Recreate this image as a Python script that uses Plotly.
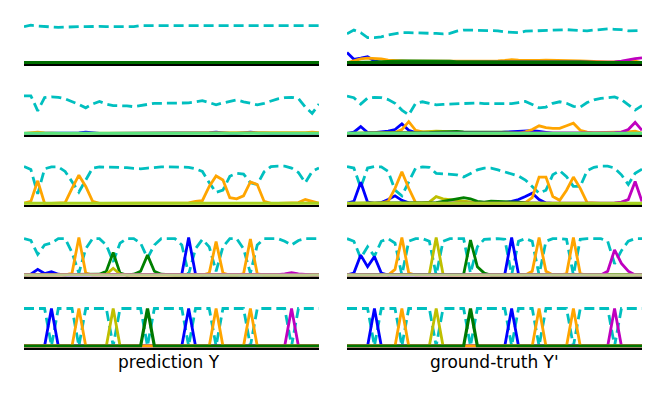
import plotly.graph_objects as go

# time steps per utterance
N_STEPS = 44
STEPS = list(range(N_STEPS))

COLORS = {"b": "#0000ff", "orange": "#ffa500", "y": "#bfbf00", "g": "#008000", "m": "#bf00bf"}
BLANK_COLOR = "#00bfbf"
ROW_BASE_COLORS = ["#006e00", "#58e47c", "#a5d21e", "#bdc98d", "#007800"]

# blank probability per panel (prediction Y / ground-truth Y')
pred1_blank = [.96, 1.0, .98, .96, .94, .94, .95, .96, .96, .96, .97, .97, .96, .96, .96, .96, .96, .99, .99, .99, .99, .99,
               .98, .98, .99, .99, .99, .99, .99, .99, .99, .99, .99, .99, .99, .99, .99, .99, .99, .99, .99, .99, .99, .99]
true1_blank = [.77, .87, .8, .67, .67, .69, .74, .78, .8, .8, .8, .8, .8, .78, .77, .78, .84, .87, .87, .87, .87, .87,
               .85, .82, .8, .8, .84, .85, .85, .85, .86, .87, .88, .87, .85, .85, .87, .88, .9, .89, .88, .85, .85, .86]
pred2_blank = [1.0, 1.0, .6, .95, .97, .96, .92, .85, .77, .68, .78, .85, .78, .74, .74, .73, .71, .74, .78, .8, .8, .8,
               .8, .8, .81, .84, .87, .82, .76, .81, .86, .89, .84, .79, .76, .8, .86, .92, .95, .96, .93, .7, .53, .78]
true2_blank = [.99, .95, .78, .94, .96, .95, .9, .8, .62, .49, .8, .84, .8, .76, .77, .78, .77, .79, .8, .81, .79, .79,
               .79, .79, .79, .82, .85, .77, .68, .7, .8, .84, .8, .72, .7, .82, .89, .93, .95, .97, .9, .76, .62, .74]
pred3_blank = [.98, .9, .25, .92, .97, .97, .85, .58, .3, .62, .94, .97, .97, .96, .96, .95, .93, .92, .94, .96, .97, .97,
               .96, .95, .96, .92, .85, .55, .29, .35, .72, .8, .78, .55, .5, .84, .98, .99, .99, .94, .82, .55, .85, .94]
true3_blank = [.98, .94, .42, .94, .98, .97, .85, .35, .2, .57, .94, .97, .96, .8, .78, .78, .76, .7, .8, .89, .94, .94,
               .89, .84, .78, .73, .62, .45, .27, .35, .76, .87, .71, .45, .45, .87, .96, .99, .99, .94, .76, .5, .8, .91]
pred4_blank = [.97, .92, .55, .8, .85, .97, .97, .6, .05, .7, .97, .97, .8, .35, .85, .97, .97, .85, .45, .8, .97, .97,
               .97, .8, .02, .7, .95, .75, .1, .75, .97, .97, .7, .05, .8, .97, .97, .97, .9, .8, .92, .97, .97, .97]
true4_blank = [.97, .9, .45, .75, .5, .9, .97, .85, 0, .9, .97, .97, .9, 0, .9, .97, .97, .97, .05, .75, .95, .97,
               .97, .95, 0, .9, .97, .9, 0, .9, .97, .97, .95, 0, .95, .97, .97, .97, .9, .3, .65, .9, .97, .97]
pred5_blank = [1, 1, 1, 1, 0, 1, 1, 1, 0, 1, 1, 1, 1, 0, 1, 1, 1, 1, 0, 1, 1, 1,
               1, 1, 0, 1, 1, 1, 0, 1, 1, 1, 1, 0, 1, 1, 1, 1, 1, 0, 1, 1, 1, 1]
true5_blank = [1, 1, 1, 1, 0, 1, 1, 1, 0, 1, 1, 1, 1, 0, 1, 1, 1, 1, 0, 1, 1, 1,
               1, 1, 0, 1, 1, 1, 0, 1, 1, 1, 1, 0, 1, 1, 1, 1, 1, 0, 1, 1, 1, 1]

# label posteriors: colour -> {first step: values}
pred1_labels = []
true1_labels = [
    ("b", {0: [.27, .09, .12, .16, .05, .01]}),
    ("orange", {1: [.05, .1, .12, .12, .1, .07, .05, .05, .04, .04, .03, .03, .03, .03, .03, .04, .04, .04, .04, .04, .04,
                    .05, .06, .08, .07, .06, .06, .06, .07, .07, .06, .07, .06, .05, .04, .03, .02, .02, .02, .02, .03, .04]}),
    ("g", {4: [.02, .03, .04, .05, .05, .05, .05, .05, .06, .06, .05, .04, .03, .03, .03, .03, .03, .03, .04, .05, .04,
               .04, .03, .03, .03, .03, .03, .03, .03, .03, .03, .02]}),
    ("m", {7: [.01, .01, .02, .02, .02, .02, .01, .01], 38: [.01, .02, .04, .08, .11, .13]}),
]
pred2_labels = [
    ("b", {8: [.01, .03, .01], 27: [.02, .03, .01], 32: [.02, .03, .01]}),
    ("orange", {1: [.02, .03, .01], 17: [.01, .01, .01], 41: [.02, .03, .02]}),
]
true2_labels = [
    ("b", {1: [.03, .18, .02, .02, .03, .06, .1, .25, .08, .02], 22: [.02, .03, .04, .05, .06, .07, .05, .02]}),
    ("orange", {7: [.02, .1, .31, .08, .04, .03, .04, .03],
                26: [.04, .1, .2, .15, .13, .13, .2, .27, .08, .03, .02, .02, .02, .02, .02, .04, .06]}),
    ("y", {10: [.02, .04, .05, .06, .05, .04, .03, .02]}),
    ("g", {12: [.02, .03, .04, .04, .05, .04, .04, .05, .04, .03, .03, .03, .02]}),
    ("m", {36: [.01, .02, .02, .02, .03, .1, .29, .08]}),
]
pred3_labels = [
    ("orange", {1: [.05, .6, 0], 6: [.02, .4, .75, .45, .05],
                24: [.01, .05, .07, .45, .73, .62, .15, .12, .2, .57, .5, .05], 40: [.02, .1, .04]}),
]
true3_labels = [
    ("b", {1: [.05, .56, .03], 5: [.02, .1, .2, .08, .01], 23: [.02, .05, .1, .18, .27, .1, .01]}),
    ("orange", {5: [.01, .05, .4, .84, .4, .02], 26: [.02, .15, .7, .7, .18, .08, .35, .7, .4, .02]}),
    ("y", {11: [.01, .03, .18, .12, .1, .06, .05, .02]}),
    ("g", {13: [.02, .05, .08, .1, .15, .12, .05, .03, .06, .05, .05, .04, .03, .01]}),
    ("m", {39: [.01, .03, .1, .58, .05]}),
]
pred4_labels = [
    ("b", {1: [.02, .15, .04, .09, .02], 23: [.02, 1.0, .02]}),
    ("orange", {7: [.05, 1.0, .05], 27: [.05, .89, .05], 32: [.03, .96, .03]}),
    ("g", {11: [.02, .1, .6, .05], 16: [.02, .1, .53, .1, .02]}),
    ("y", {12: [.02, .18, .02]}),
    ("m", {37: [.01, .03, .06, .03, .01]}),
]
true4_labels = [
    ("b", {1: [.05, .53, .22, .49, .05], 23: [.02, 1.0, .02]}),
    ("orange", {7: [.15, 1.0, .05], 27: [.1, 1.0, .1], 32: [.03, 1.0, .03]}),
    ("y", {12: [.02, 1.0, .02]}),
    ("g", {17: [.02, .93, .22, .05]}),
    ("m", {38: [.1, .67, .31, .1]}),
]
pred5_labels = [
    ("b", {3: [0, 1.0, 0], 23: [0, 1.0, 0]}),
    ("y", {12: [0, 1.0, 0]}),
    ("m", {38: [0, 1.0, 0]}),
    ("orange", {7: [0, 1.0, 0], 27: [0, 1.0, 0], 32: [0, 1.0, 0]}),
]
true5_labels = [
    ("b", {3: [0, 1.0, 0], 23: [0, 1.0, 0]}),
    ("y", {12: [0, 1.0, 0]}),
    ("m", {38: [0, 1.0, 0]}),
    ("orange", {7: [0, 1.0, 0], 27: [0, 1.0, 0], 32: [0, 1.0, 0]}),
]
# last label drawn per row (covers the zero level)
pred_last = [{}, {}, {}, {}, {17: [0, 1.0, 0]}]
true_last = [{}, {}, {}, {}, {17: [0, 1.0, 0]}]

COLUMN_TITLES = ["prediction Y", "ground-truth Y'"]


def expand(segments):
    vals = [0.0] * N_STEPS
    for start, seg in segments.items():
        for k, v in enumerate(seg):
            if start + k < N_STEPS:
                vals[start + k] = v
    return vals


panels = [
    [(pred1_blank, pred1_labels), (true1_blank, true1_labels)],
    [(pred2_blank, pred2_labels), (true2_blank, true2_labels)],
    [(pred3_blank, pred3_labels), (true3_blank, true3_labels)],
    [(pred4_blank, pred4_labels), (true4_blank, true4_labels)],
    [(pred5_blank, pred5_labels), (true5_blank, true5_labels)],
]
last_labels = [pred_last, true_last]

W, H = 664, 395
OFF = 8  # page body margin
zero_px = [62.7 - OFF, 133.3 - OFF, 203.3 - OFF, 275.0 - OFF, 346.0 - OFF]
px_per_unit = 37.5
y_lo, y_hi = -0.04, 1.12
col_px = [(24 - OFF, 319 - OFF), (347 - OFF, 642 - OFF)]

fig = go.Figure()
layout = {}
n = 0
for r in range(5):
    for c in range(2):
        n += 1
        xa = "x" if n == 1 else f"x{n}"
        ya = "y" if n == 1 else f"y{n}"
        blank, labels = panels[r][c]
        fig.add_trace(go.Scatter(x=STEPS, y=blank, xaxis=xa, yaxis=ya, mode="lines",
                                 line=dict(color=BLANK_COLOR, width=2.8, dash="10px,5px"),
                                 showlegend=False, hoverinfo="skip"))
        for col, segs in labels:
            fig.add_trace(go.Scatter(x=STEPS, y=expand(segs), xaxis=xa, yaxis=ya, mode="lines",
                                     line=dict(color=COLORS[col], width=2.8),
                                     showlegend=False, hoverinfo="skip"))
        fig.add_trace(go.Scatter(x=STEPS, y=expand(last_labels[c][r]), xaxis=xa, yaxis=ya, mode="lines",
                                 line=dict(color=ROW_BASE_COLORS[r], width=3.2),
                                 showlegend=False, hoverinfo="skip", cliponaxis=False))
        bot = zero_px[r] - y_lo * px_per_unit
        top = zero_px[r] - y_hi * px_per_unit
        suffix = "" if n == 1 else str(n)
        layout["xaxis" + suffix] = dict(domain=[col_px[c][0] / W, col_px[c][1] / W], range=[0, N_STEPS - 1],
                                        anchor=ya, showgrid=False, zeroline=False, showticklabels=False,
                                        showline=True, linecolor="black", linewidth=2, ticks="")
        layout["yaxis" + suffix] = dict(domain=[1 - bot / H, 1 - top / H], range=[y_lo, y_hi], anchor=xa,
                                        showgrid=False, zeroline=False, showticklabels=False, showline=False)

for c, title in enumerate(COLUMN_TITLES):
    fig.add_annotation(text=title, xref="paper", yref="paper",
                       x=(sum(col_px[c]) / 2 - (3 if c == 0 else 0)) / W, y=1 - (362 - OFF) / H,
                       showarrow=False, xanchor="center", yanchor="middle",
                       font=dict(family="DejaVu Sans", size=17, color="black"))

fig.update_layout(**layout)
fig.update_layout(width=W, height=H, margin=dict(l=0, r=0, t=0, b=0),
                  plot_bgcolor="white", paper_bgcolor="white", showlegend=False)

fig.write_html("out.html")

··········

Write out again, exactly, the lines from the start of the listing up to the line containing "STEPS = list(range(N_STEPS))", with both ends and without pictures.

_Result for this task_
Recreate this image as a Python script that uses Plotly.
import plotly.graph_objects as go

# time steps per utterance
N_STEPS = 44
STEPS = list(range(N_STEPS))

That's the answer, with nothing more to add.